● **Extracted data**:
################

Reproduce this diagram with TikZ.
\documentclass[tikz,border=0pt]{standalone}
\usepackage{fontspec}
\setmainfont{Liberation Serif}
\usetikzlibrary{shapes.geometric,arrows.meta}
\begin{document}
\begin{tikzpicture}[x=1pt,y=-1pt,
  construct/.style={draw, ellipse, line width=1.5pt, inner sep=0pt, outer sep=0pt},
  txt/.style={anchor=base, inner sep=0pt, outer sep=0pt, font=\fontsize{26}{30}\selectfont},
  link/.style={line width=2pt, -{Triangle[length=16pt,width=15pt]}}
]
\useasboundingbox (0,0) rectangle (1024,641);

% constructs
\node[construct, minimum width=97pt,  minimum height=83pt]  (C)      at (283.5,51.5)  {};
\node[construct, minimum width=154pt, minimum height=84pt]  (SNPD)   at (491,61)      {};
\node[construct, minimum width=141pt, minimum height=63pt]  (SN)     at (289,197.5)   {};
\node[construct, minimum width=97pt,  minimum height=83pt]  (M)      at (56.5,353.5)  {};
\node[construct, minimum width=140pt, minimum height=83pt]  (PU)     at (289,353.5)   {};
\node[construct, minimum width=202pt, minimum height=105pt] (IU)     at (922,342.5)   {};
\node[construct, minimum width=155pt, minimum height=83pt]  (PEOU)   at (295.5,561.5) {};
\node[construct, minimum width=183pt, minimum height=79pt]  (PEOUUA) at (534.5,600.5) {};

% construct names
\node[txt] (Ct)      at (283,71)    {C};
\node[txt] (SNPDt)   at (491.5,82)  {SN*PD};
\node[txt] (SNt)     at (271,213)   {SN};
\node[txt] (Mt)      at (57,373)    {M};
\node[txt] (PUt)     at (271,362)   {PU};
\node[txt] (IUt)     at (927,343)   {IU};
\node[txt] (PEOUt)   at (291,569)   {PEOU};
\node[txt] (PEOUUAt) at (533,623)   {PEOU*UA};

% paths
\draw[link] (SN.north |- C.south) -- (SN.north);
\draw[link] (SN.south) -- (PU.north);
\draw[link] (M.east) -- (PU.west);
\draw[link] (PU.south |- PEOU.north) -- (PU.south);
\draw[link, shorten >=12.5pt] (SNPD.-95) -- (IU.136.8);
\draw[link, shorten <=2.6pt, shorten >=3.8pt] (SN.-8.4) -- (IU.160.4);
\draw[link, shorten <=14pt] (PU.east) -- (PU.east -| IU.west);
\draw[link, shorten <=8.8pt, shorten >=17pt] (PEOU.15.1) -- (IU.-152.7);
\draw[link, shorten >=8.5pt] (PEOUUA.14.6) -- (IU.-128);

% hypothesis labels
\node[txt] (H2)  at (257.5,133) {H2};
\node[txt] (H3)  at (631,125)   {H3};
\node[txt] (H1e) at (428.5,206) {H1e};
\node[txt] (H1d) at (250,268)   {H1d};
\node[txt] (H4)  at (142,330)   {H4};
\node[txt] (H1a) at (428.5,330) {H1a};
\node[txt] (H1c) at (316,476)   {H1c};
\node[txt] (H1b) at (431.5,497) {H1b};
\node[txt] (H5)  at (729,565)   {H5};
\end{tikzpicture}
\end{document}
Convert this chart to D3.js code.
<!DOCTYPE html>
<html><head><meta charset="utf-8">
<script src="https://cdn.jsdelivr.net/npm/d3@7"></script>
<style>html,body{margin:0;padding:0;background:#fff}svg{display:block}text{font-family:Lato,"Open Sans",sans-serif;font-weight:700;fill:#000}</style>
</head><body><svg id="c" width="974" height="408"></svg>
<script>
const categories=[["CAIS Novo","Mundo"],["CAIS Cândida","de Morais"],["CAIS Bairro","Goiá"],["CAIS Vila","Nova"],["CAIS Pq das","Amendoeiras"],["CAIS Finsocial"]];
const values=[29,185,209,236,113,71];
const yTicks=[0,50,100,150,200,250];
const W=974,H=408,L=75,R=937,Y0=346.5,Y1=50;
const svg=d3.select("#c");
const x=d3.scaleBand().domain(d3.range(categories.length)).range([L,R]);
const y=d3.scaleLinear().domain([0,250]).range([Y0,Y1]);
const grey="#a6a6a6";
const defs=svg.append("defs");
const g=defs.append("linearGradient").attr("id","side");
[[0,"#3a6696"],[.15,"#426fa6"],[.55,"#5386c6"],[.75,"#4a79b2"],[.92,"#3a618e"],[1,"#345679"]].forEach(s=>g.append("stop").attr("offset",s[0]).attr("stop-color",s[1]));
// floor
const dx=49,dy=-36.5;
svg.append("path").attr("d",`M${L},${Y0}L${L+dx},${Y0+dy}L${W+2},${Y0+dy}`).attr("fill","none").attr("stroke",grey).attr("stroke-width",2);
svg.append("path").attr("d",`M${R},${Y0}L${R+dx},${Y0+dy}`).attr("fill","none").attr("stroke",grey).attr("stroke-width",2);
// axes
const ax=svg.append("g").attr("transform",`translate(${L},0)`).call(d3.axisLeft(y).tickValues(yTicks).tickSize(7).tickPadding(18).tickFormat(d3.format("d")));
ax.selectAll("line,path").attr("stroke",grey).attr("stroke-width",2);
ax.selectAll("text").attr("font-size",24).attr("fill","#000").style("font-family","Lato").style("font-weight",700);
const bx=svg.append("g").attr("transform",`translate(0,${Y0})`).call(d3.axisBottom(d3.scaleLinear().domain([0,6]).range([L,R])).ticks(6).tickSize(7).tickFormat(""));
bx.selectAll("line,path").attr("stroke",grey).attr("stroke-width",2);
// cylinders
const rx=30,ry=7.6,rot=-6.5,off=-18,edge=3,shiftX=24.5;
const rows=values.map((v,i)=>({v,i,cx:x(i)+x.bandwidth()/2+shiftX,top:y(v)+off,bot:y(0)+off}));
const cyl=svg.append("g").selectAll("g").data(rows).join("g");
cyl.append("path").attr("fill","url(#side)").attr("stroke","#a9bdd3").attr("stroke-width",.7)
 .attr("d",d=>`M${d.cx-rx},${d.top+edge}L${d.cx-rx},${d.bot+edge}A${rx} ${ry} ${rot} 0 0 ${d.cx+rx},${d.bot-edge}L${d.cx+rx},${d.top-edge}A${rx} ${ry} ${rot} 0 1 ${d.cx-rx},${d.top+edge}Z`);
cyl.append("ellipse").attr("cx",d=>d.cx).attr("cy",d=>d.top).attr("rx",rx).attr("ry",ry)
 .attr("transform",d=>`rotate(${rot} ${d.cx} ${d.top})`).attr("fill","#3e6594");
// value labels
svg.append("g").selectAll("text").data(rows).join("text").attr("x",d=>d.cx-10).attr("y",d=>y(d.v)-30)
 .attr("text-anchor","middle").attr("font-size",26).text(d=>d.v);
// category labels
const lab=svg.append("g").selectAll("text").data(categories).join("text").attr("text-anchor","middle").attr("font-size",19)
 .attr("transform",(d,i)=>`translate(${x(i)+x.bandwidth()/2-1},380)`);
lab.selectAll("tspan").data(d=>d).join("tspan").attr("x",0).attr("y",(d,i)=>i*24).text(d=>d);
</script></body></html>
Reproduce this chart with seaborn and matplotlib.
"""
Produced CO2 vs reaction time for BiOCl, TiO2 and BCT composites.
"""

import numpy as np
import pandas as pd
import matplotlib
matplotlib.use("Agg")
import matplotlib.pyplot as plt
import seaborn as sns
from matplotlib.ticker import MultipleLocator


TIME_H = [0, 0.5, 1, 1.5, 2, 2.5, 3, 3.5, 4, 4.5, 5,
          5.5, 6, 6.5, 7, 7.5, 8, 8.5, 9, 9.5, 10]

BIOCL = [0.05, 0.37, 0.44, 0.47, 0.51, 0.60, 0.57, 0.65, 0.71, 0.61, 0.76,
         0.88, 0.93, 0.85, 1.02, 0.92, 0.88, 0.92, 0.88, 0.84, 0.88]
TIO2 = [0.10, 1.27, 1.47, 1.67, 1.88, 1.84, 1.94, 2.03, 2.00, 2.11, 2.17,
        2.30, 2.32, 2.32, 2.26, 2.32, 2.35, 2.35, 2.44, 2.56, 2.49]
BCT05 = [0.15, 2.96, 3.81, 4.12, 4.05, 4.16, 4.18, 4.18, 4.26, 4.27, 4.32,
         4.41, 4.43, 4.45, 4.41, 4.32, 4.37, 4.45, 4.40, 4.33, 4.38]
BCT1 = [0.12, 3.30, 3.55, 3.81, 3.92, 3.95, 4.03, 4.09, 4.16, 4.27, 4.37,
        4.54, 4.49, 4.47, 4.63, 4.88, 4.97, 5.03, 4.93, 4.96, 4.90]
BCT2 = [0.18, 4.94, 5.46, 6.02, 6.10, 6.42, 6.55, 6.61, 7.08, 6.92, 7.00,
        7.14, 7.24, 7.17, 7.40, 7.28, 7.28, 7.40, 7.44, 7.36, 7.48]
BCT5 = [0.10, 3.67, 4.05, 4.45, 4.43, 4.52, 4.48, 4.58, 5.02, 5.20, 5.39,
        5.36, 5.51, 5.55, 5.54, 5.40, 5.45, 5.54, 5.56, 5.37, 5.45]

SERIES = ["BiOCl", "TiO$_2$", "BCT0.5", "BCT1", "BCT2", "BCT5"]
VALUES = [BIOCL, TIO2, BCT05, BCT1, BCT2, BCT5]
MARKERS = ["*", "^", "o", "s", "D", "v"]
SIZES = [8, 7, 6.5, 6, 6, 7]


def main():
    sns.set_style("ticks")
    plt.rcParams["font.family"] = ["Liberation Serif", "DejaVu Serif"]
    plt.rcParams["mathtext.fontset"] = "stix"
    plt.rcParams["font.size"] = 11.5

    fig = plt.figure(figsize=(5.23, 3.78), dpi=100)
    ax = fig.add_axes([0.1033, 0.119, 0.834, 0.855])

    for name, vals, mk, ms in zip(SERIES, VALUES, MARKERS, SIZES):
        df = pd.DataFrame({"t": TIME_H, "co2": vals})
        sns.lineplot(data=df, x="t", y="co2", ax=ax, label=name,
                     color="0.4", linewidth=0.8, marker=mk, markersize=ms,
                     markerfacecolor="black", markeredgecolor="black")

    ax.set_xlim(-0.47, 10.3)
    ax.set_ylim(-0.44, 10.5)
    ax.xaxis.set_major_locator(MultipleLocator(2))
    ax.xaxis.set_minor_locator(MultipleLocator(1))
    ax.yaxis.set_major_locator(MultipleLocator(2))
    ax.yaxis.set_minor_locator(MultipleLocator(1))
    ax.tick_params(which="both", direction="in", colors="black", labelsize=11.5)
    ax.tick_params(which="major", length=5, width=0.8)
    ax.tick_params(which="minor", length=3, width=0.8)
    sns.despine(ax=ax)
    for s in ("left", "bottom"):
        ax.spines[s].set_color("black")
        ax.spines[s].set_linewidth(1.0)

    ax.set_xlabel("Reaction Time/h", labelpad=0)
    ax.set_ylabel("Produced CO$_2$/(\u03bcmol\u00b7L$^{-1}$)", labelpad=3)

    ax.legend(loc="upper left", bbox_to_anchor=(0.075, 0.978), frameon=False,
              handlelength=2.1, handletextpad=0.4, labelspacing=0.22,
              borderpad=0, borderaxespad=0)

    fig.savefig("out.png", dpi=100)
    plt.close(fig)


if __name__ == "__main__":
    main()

################

● **Directions**: Repeat exactly the lines from the one containing "Reproduce this chart" through the one containing "5.36, 5.51, 5.55, 5.54, 5.40, 5.45, 5.54, 5.56, 5.37, 5.45]", both included, and nothing else.

● **The solution**:
Reproduce this chart with seaborn and matplotlib.
"""
Produced CO2 vs reaction time for BiOCl, TiO2 and BCT composites.
"""

import numpy as np
import pandas as pd
import matplotlib
matplotlib.use("Agg")
import matplotlib.pyplot as plt
import seaborn as sns
from matplotlib.ticker import MultipleLocator


TIME_H = [0, 0.5, 1, 1.5, 2, 2.5, 3, 3.5, 4, 4.5, 5,
          5.5, 6, 6.5, 7, 7.5, 8, 8.5, 9, 9.5, 10]

BIOCL = [0.05, 0.37, 0.44, 0.47, 0.51, 0.60, 0.57, 0.65, 0.71, 0.61, 0.76,
         0.88, 0.93, 0.85, 1.02, 0.92, 0.88, 0.92, 0.88, 0.84, 0.88]
TIO2 = [0.10, 1.27, 1.47, 1.67, 1.88, 1.84, 1.94, 2.03, 2.00, 2.11, 2.17,
        2.30, 2.32, 2.32, 2.26, 2.32, 2.35, 2.35, 2.44, 2.56, 2.49]
BCT05 = [0.15, 2.96, 3.81, 4.12, 4.05, 4.16, 4.18, 4.18, 4.26, 4.27, 4.32,
         4.41, 4.43, 4.45, 4.41, 4.32, 4.37, 4.45, 4.40, 4.33, 4.38]
BCT1 = [0.12, 3.30, 3.55, 3.81, 3.92, 3.95, 4.03, 4.09, 4.16, 4.27, 4.37,
        4.54, 4.49, 4.47, 4.63, 4.88, 4.97, 5.03, 4.93, 4.96, 4.90]
BCT2 = [0.18, 4.94, 5.46, 6.02, 6.10, 6.42, 6.55, 6.61, 7.08, 6.92, 7.00,
        7.14, 7.24, 7.17, 7.40, 7.28, 7.28, 7.40, 7.44, 7.36, 7.48]
BCT5 = [0.10, 3.67, 4.05, 4.45, 4.43, 4.52, 4.48, 4.58, 5.02, 5.20, 5.39,
        5.36, 5.51, 5.55, 5.54, 5.40, 5.45, 5.54, 5.56, 5.37, 5.45]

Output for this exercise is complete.